● Exercise goal
Repeat the listing that follows, character for character, minus the pictures.
______
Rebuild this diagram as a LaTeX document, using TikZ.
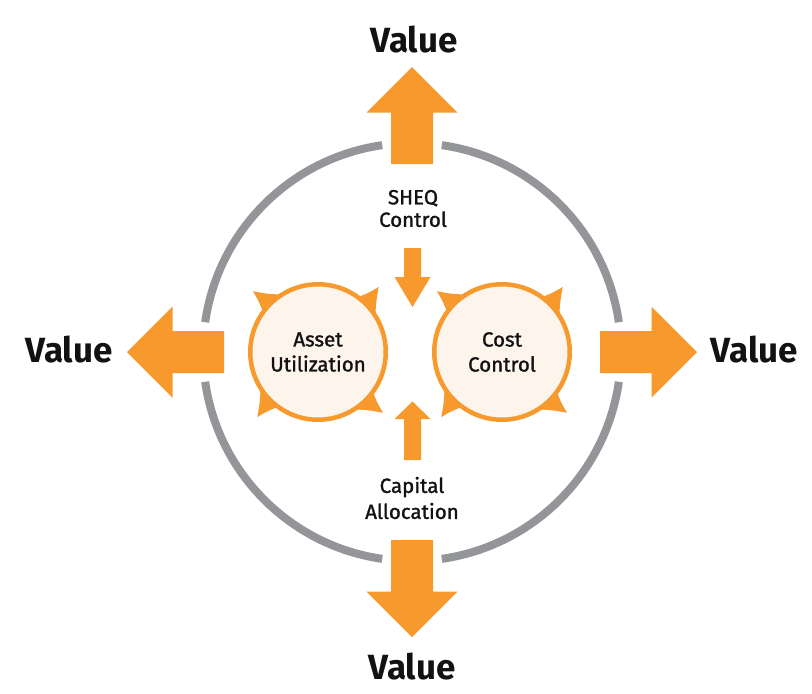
\documentclass[tikz,border=0pt]{standalone}
\usepackage{fontspec}
\setmainfont{Fira Sans}
\newfontfamily\labfont{Fira Sans}[FakeBold=1.4]
\definecolor{orng}{HTML}{F7992C}
\definecolor{ringgray}{HTML}{939598}
\definecolor{cream}{HTML}{FDF4EC}
\definecolor{ink}{HTML}{121212}
\begin{document}
\begin{tikzpicture}[x=1pt,y=-1pt,
  ring/.style={draw=ringgray,line width=8pt},
  bubble/.style={circle,draw=orng,fill=cream,line width=4.5pt,minimum size=135.5pt,inner sep=0pt,align=center,text=ink,font={\labfont\fontsize{20.5}{25}\selectfont}},
  lab/.style={align=center,text=ink,inner sep=0pt,font={\labfont\fontsize{20.5}{22.5}\selectfont}},
  valtxt/.style={text=ink,inner sep=0pt,anchor=base,font={\bfseries\fontsize{35}{40}\selectfont}},
  spike/.style={fill=orng}]
\useasboundingbox (0,0) rectangle (812,694);
\fill[white] (0,0) rectangle (812,694);
\coordinate (ctr) at (412,352);
% ring
\foreach \a in {0,90,180,270}
  \draw[ring] (ctr) ++(\a+8.2:209pt) arc[start angle=\a+8.2,end angle=\a+81.8,radius=209pt];
% big arrows
\foreach \r in {0,90,180,270}
  \fill[orng,shift={(ctr)},rotate=\r] (0,-285) -- (45.5,-239.5) -- (21,-239.5) -- (21,-188) -- (-21,-188) -- (-21,-239.5) -- (-45.5,-239.5) -- cycle;
% small arrows
\fill[orng] (404,248) -- (421,248) -- (421,277) -- (430.5,277) -- (412.5,307) -- (394.5,277) -- (404,277) -- cycle;
\fill[orng] (404,460) -- (421,460) -- (421,419) -- (430.5,419) -- (412.5,401.5) -- (394.5,419) -- (404,419) -- cycle;
% spikes
\foreach \cx in {318,502}
  \foreach \t in {45,135,225,315}
    \fill[spike,shift={(\cx,352)}] (\t-15:66pt) .. controls (\t-4:77pt) .. (\t+2:89pt) .. controls (\t+4:79pt) .. (\t+10:66pt) -- cycle;
% circles
\node[bubble] (asset) at (318,352) {Asset\\Utilization};
\node[bubble] (cost) at (502,352) {Cost\\Control};
% labels
\node[lab] (sheq) at (413,208.5) {SHEQ\\Control};
\node[lab,font={\labfont\fontsize{20.5}{26}\selectfont}] (capital) at (412,498) {Capital\\Allocation};
% value labels
\node[valtxt] (vtop) at (414,52) {Value};
\node[valtxt] (vbottom) at (412,679) {Value};
\node[valtxt] (vleft) at (69,362) {Value};
\node[valtxt] (vright) at (754.5,362) {Value};
\end{tikzpicture}
\end{document}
______
● Reply to the task
Rebuild this diagram as a LaTeX document, using TikZ.
\documentclass[tikz,border=0pt]{standalone}
\usepackage{fontspec}
\setmainfont{Fira Sans}
\newfontfamily\labfont{Fira Sans}[FakeBold=1.4]
\definecolor{orng}{HTML}{F7992C}
\definecolor{ringgray}{HTML}{939598}
\definecolor{cream}{HTML}{FDF4EC}
\definecolor{ink}{HTML}{121212}
\begin{document}
\begin{tikzpicture}[x=1pt,y=-1pt,
  ring/.style={draw=ringgray,line width=8pt},
  bubble/.style={circle,draw=orng,fill=cream,line width=4.5pt,minimum size=135.5pt,inner sep=0pt,align=center,text=ink,font={\labfont\fontsize{20.5}{25}\selectfont}},
  lab/.style={align=center,text=ink,inner sep=0pt,font={\labfont\fontsize{20.5}{22.5}\selectfont}},
  valtxt/.style={text=ink,inner sep=0pt,anchor=base,font={\bfseries\fontsize{35}{40}\selectfont}},
  spike/.style={fill=orng}]
\useasboundingbox (0,0) rectangle (812,694);
\fill[white] (0,0) rectangle (812,694);
\coordinate (ctr) at (412,352);
% ring
\foreach \a in {0,90,180,270}
  \draw[ring] (ctr) ++(\a+8.2:209pt) arc[start angle=\a+8.2,end angle=\a+81.8,radius=209pt];
% big arrows
\foreach \r in {0,90,180,270}
  \fill[orng,shift={(ctr)},rotate=\r] (0,-285) -- (45.5,-239.5) -- (21,-239.5) -- (21,-188) -- (-21,-188) -- (-21,-239.5) -- (-45.5,-239.5) -- cycle;
% small arrows
\fill[orng] (404,248) -- (421,248) -- (421,277) -- (430.5,277) -- (412.5,307) -- (394.5,277) -- (404,277) -- cycle;
\fill[orng] (404,460) -- (421,460) -- (421,419) -- (430.5,419) -- (412.5,401.5) -- (394.5,419) -- (404,419) -- cycle;
% spikes
\foreach \cx in {318,502}
  \foreach \t in {45,135,225,315}
    \fill[spike,shift={(\cx,352)}] (\t-15:66pt) .. controls (\t-4:77pt) .. (\t+2:89pt) .. controls (\t+4:79pt) .. (\t+10:66pt) -- cycle;
% circles
\node[bubble] (asset) at (318,352) {Asset\\Utilization};
\node[bubble] (cost) at (502,352) {Cost\\Control};
% labels
\node[lab] (sheq) at (413,208.5) {SHEQ\\Control};
\node[lab,font={\labfont\fontsize{20.5}{26}\selectfont}] (capital) at (412,498) {Capital\\Allocation};
% value labels
\node[valtxt] (vtop) at (414,52) {Value};
\node[valtxt] (vbottom) at (412,679) {Value};
\node[valtxt] (vleft) at (69,362) {Value};
\node[valtxt] (vright) at (754.5,362) {Value};
\end{tikzpicture}
\end{document}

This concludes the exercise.